How to Teach People to Take Ownership

According to the teambuilding literature over the last 70 years, when teams perform highly, three things consistently appear:

1: People go beyond what they are asked to do. The more you drive accountability, the less that’s probably going to happen.

2: Yes, there is indeed high performance. The team members are very productive, add tremendous value, and the project is very successful because they go beyond what they’re asked to do.

3: The team is having a great time doing the work. The work itself is its own reward.

How many managers wouldn’t love to figure out how to have all three of those things over and over — yet we’re focusing on holding people to account rather than creating cultures where people step up to take ownership.

I have dedicated myself to creating happy and free workplaces and to get people out of the mindset of Shame and Obligation where they can move to the resourceful place in our minds called Responsibility.

The Responsibility ProcessIt turns out Responsibility is just a mental state we get to every now and then around challenges.

Responsibility is subjective — how much or how little of your reality you take ownership of is up to you. The more of your reality you decide to take ownership of, the faster you’ll grow, the happier you’ll be.

When we cross over from Obligation to Responsibility, we open up far more complex reasoning processes. In order for that to happen, we actually have to expand our awareness, expand our perception, which means we’re able to see things more clearly.

We see paths to success or paths to moving forward or paths to productive action that we could not see when we’re in mental state that says, “I’m trapped.”

The longer you wallow in your feeling of Shame, the longer it takes you to grow. Instead, forgive yourself for being human and expand your thinking so that you can get away from being a victim.

I really want people to get away from the feeling of Obligation, because obligation is where I find professionals live in the corporate world.

There is no learning or growing in any of the mental states below Responsibility.

There are three keys to Responsibility.

The Three Keys to Responsibility™

The first key is Intention. Intend to get to Responsibility every time, during every upset.

The second key is Awareness. Become more and more aware of your mental position in The Responsibility Process.

The third key is Confront: Be willing to face yourself in order to get new insight and see things as they are.

I don’t mean confrontation, I don’t mean getting into other people’s faces — I mean getting in your own face. Only by facing when you messed up will you actually grow.

I am tired of leadership being about persuasion and influence — 95 percent of leadership for me is self-leadership, and if you step up to this level, you’re going to find people wanting to come assist you and follow you.
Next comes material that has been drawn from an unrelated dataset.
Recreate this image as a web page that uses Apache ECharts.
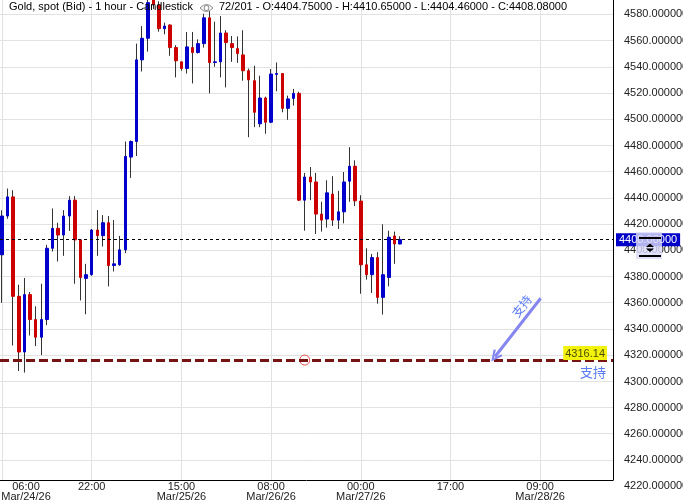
<!DOCTYPE html>
<html><head><meta charset="utf-8">
<script src="https://cdn.jsdelivr.net/npm/echarts@6/dist/echarts.min.js"></script>
<style>html,body{margin:0;padding:0;background:#fff}#c{width:683px;height:503px}</style>
</head><body><div id="c"></div>
<script>
// ---- data (hourly candles, index 0 = 06:00 Mar/24/26) ----
const opens  = [4396.5,4426.1,4440.7,4364.8,4322.3,4366.1,4347.1,4333.6,4347.1,4401.5,4416.7,4411.6,4426.1,4438.2,4407.9,4378.5,4381.3,4415.4,4411.1,4421.0,4388.3,4388.9,4400.3,4471.1,4483.0,4545.3,4561.8,4593.0,4587.0,4569.1,4571.9,4554.7,4543.8,4538.7,4554.7,4550.9,4557.7,4577.4,4543.3,4543.8,4565.8,4557.7,4553.9,4549.1,4537.0,4529.4,4496.5,4516.2,4497.7,4534.2,4534.9,4508.3,4515.9,4519.7,4438.2,4455.9,4452.1,4427.6,4423.8,4442.8,4423.0,4429.3,4452.7,4464.1,4437.5,4388.9,4381.3,4394.4,4364.0,4379.2,4410.9,4404.75];
const closes = [4426.1,4440.7,4364.8,4322.3,4366.1,4347.1,4333.6,4347.1,4401.5,4416.7,4411.6,4426.1,4438.2,4407.9,4379.2,4381.3,4415.4,4411.1,4421.0,4388.3,4389.6,4400.3,4471.6,4483.0,4545.3,4561.8,4589.0,4587.5,4569.1,4571.1,4554.7,4544.6,4538.7,4555.2,4550.9,4557.7,4577.4,4543.3,4543.8,4565.8,4558.5,4554.7,4550.1,4537.0,4530.1,4505.3,4516.2,4497.7,4534.5,4534.9,4508.3,4515.5,4519.7,4438.2,4455.9,4452.1,4427.6,4423.0,4443.8,4423.0,4429.3,4452.1,4464.1,4437.7,4388.9,4381.3,4394.4,4364.0,4381.3,4409.9,4404.8,4408.08];
const lows   = [4359.8,4424.0,4327.3,4307.8,4306.6,4334.9,4326.8,4320.0,4342.8,4399.0,4391.4,4395.7,4414.7,4374.4,4361.7,4351.1,4380.5,4395.7,4402.8,4372.4,4383.8,4388.1,4397.7,4455.2,4471.9,4536.4,4551.6,4584.0,4566.8,4564.8,4548.4,4531.9,4537.0,4534.9,4527.3,4550.1,4554.7,4519.7,4540.0,4531.9,4524.3,4543.8,4543.0,4529.4,4486.3,4493.9,4493.9,4488.9,4497.0,4521.3,4505.3,4499.5,4510.4,4437.5,4414.9,4438.2,4412.4,4414.2,4417.2,4418.5,4416.2,4420.5,4437.0,4433.7,4366.8,4377.5,4367.4,4359.2,4350.9,4372.4,4389.6,4404.46];
const highs  = [4430.5,4447.1,4445.8,4373.7,4378.8,4368.1,4357.2,4374.4,4404.1,4431.9,4421.0,4430.6,4441.3,4441.3,4408.5,4389.6,4416.2,4430.6,4426.8,4426.1,4423.0,4410.9,4483.0,4483.8,4557.7,4571.1,4594.0,4597.0,4590.0,4573.7,4572.5,4556.5,4543.8,4566.6,4566.6,4561.0,4580.5,4582.5,4574.4,4578.7,4567.9,4563.5,4563.2,4567.9,4538.7,4540.8,4533.2,4517.2,4538.3,4543.3,4535.2,4518.0,4523.1,4521.0,4459.0,4463.5,4459.0,4437.0,4453.4,4456.5,4445.3,4459.7,4478.7,4468.6,4442.0,4401.5,4397.2,4398.5,4419.8,4414.9,4414.2,4410.65];

const xTickIdx    = [0, 16, 32, 48, 64, 80, 96];
const xTickLabels = ['06:00\nMar/24/26', '22:00', '15:00\nMar/25/26', '08:00\nMar/26/26', '00:00\nMar/27/26', '17:00', '09:00\nMar/28/26'];
const yTickLabels = [4220,4240,4260,4280,4300,4320,4340,4360,4380,4400,4420,4440,4460,4480,4500,4520,4540,4560,4580];
const yGridValues = [4240,4260,4280,4300,4320,4340,4360,4380,4400,4420,4440,4460,4480,4500,4520,4540,4560,4580];

const supportLevel = 4316.14;
const supportText = '支持';
const supportCircle = [[54, 4316.14]];
const supportArrow = [[87.94, 4318.7], [96.1, 4363.3]];
const totalBars = 201;

const X_MIN = -0.36, X_MAX = 109.0;
const Y_MAX = 4591, Y_MIN_PLOT = 4224.6, Y_MIN_LABEL = 4218;

const n = closes.length;
const lastO = opens[n-1], lastC = closes[n-1], lastL = lows[n-1], lastH = highs[n-1];

const wickData = opens.map((o, i) => [i, o, closes[i], lows[i], highs[i]]);
const bodyData = opens.map((o, i) => [i, o, closes[i], Math.min(o, closes[i]), Math.max(o, closes[i])]);

const FONT = 'Liberation Sans, Arial, sans-serif';
const CJK = 'Noto Sans CJK SC, sans-serif';
const chevron = 'path://M5,0 L10,9 L8.2,10 L5,3.6 L1.8,10 L0,9 Z';

const chart = echarts.init(document.getElementById('c'), null, {renderer: 'canvas'});
chart.setOption({
  animation: false,
  backgroundColor: '#fff',
  textStyle: {fontFamily: FONT},
  title: [
    {text: 'Gold, spot (Bid) - 1 hour - Candlestick', left: 9, top: 1, padding: 0,
     textStyle: {fontSize: 11, fontWeight: 'normal', color: '#000', fontFamily: FONT}},
    {text: n + '/' + totalBars + ' - O:' + lastO.toFixed(5) + ' - H:' + lastH.toFixed(5) + ' - L:' + lastL.toFixed(5) + ' - C:' + lastC.toFixed(5),
     left: 219, top: 1, padding: 0,
     textStyle: {fontSize: 11, fontWeight: 'normal', color: '#000', fontFamily: FONT}}
  ],
  grid: [
    {left: 0, top: 0, width: 613, height: 480, outerBoundsMode: 'none', containLabel: false},
    {left: 0, top: 0, width: 613, height: 489, outerBoundsMode: 'none', containLabel: false}
  ],
  xAxis: [
    {type: 'value', gridIndex: 0, min: X_MIN, max: X_MAX,
     axisLine: {show: true, onZero: false, lineStyle: {color: '#000', width: 1}},
     axisTick: {show: false, customValues: xTickIdx},
     splitLine: {show: true, lineStyle: {color: '#e2e2e2', width: 1}},
     axisLabel: {show: true, customValues: xTickIdx, margin: 2, fontSize: 11, lineHeight: 10, color: '#222', fontFamily: FONT,
       formatter: function (v) {
         const k = xTickIdx.indexOf(Math.round(v));
         if (k < 0) return '';
         if (k === 0) {
           return xTickLabels[0].split('\n').map(s => '{f|' + s + '}').join('\n');
         }
         return xTickLabels[k];
       },
       rich: {f: {fontSize: 11, lineHeight: 10, color: '#222', fontFamily: FONT, padding: [0, 0, 0, 48]}}
     }},
    {type: 'value', gridIndex: 1, min: X_MIN, max: X_MAX, show: false}
  ],
  yAxis: [
    {type: 'value', gridIndex: 0, position: 'right', min: Y_MIN_PLOT, max: Y_MAX,
     axisLine: {show: true, onZero: false, lineStyle: {color: '#000', width: 1}},
     axisTick: {show: false, customValues: yGridValues},
     axisLabel: {show: false, customValues: yGridValues},
     splitLine: {show: true, lineStyle: {color: '#e2e2e2', width: 1}}},
    {type: 'value', gridIndex: 1, position: 'right', min: Y_MIN_LABEL, max: Y_MAX,
     axisLine: {show: false, onZero: false}, splitLine: {show: false},
     axisTick: {show: false, customValues: yTickLabels},
     axisLabel: {show: true, customValues: yTickLabels, showMinLabel: true, showMaxLabel: true, margin: 11, fontSize: 11, color: '#222', fontFamily: FONT,
       formatter: v => v.toFixed(6)}}
  ],
  series: [
    {type: 'candlestick', name: 'wick', xAxisIndex: 0, yAxisIndex: 0, data: wickData, barWidth: 1, z: 2,
     itemStyle: {color: '#333', color0: '#333', borderColor: '#333', borderColor0: '#333', borderWidth: 1},
     emphasis: {disabled: true}, silent: true},
    {type: 'candlestick', name: 'body', xAxisIndex: 0, yAxisIndex: 0, data: bodyData, barWidth: 3, z: 3,
     itemStyle: {color: '#0000cc', color0: '#cc0000', borderColor: '#0000cc', borderColor0: '#cc0000', borderWidth: 1},
     emphasis: {disabled: true}, silent: true},
    {type: 'scatter', xAxisIndex: 0, yAxisIndex: 0, data: supportCircle, symbol: 'circle', symbolSize: 10, z: 4, silent: true,
     itemStyle: {color: 'rgba(0,0,0,0)', borderColor: '#e02828', borderWidth: 1},
     markLine: {
       silent: true, symbol: ['none', 'none'], animation: false,
       data: [
         {yAxis: supportLevel, lineStyle: {color: 'rgba(0,0,0,0)', width: 1, type: 'solid'},
          label: {show: true, position: 'insideEndBottom', formatter: supportText, color: '#5a7af2', distance: [7, 5], fontSize: 13, fontFamily: CJK}},
         {yAxis: supportLevel, lineStyle: {color: '#761414', width: 3, type: [9, 4]},
          label: {show: true, position: 'insideEndTop', formatter: supportLevel.toFixed(2), backgroundColor: '#f2f20c',
                  color: '#4d4d00', padding: [2, 2, 1, 2], distance: [6, 0], fontSize: 11, fontFamily: FONT}},
         {yAxis: lastC, lineStyle: {color: '#000', width: 1, type: [3, 3]},
          label: {show: true, position: 'end', formatter: lastC.toFixed(5), backgroundColor: '#0000c8', color: '#fff',
                  padding: [1, 3, 1, 3], distance: 3, fontSize: 11, fontFamily: FONT}},
         [
           {coord: supportArrow[0], symbol: chevron, symbolSize: [11, 12]},
           {coord: supportArrow[1], symbol: 'none',
            lineStyle: {color: '#8686f0', width: 3, type: 'solid'},
            label: {show: true, position: 'insideEndTop', formatter: supportText, color: '#5a7af2', distance: [6, 4], fontSize: 12, fontFamily: CJK}}
         ]
       ]
     }}
  ],
  graphic: [
    {type: 'bezierCurve', z: 100, shape: {x1: 200, y1: 8, x2: 213, y2: 8, cpx1: 206.5, cpy1: 1}, style: {fill: 'none', stroke: '#888', lineWidth: 1}},
    {type: 'bezierCurve', z: 100, shape: {x1: 200, y1: 8, x2: 213, y2: 8, cpx1: 206.5, cpy1: 15}, style: {fill: 'none', stroke: '#888', lineWidth: 1}},
    {type: 'circle', z: 100, shape: {cx: 206.5, cy: 8, r: 2.5}, style: {fill: 'none', stroke: '#888', lineWidth: 1}},
    {type: 'rect', z: 100, shape: {x: 636, y: 232, width: 26, height: 27}, style: {fill: 'rgba(218,218,248,0.82)'}},
    {type: 'rect', z: 101, shape: {x: 639, y: 237, width: 22, height: 2}, style: {fill: '#000'}},
    {type: 'polygon', z: 101, shape: {points: [[646, 247], [650, 243.5], [654, 247]]}, style: {fill: '#000'}},
    {type: 'polygon', z: 101, shape: {points: [[646, 248.5], [650, 252], [654, 248.5]]}, style: {fill: '#000'}},
    {type: 'rect', z: 101, shape: {x: 639, y: 255, width: 22, height: 2}, style: {fill: '#000'}}
  ]
});
</script></body></html>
Get Started With This 5-Minute Practice Tip

Download and print The Responsibility Process poster PDF. Then divide up the whiteboard, and write Lay Blame, Justify, Shame, Obligation, Quit, and Responsibility on it. Then give the team a hundred points for every phrase they come up with about how they as a team blame suppliers, customers, other teams; how they justify; how they beat themselves up, etc.

In the future, when those phrases come up, team members will be far more aware. This is an important exercise for you and your team because every department, every company has their own private language about how they collude to cope instead of having to actually grow and take ownership.